There have never been as many persons of trust on the government payroll as there are currently. Appointing persons of trust runs against the constitution. The praxis of appointing persons of trust has been highly criticitised by constitutional experts, the Ombudsman and the Venice Commission and cannot be allowed to continue brazenly and unfettered.
The judiciary has not been spared from the systemic and systematic hijack. “60% of all judges and magistrates sitting in judgement of us have a personal history that is intimately, actively and explicitly intertwined with the Labour Party” Vicki Ann Cremona wrote in an article on The Times.

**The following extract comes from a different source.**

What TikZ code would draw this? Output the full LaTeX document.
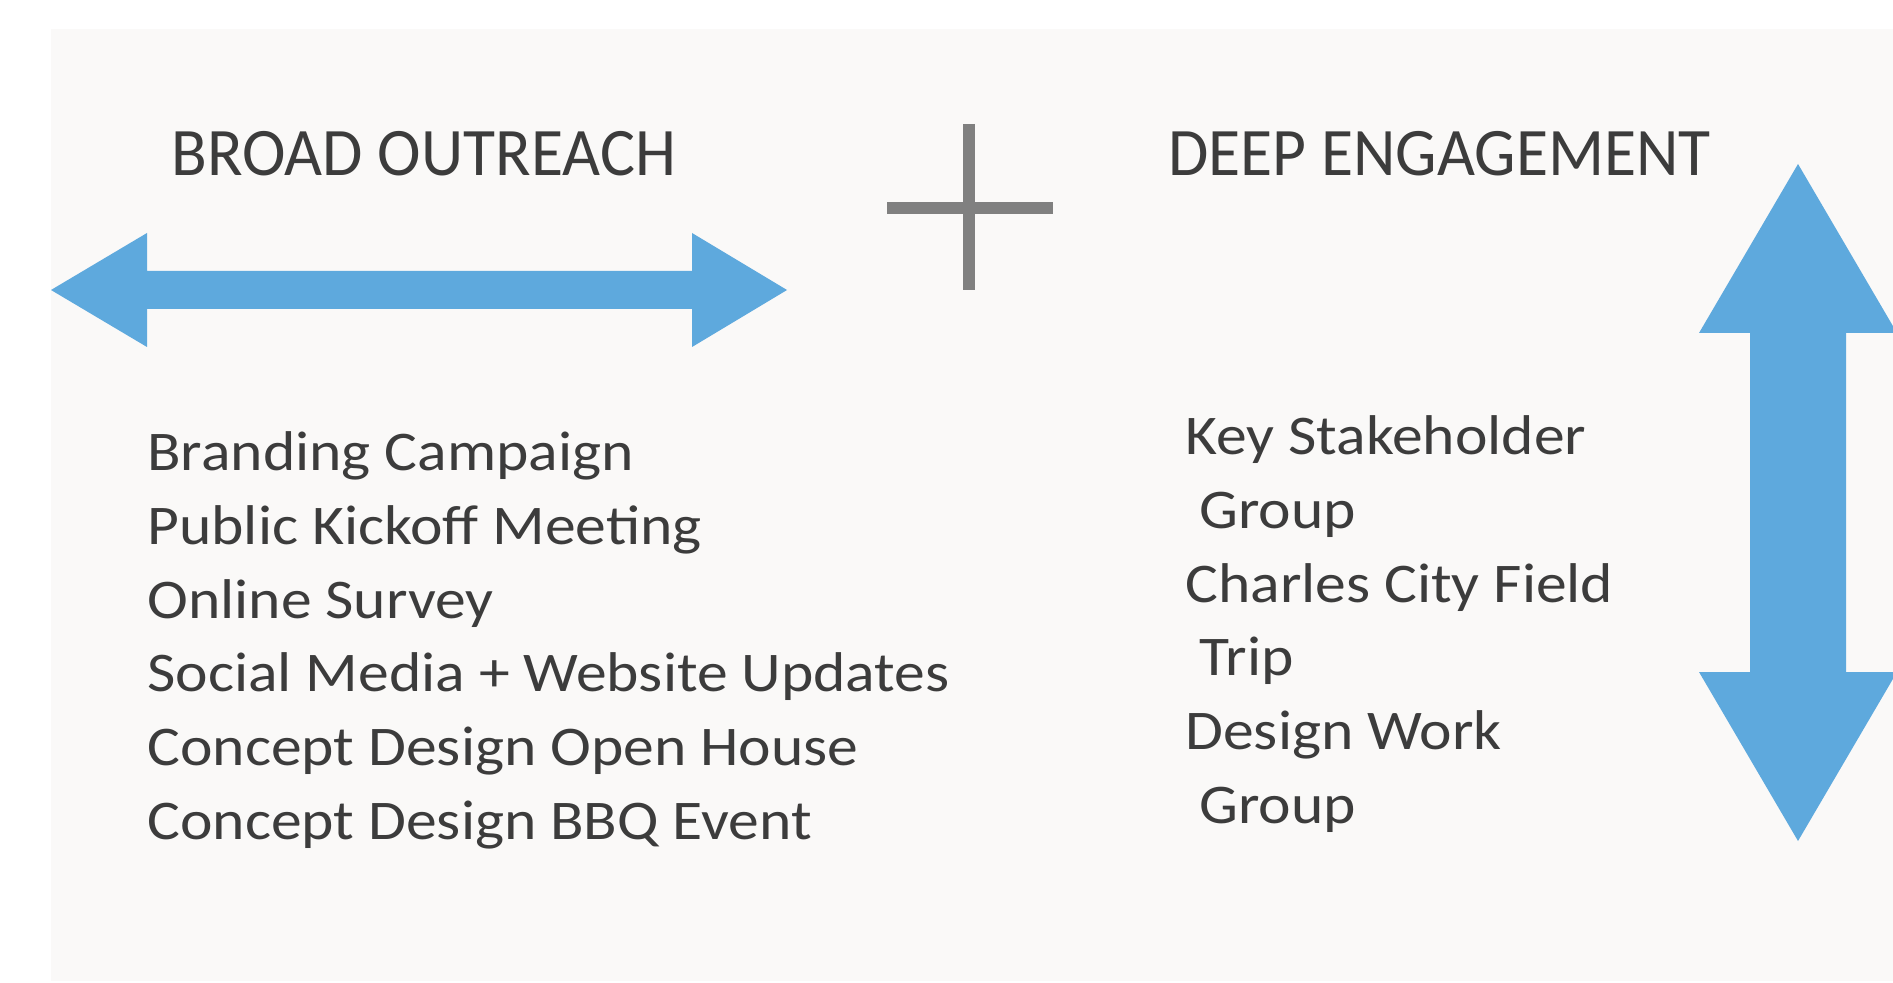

She correctly points out that this does not mean that the judgements of these magistrates and judges are necessarily influenced by political considerations, but it does not give a person the comfort that they are not, and it is of fundamental importance that justice should not only be done, but should manifestly and undoubtedly be seen to be done. In order for justice to truly be justice, a trial needs not only to be fair, just and unbiased, but it is of the essence that it is also seen to be fair, just and unbiased. Without transparency and trust in the courts, there is no justice.
State capture, the hijacking of the government and government institutions, serves the purposes and interest of a very small handful of individuals. In the short term, many may benefit from the crumbs that fall from the table, but the price comes heavy, and the sooner the public puts its foot down to this folly the sooner we can start working our way back to rule of law and liberal democracy.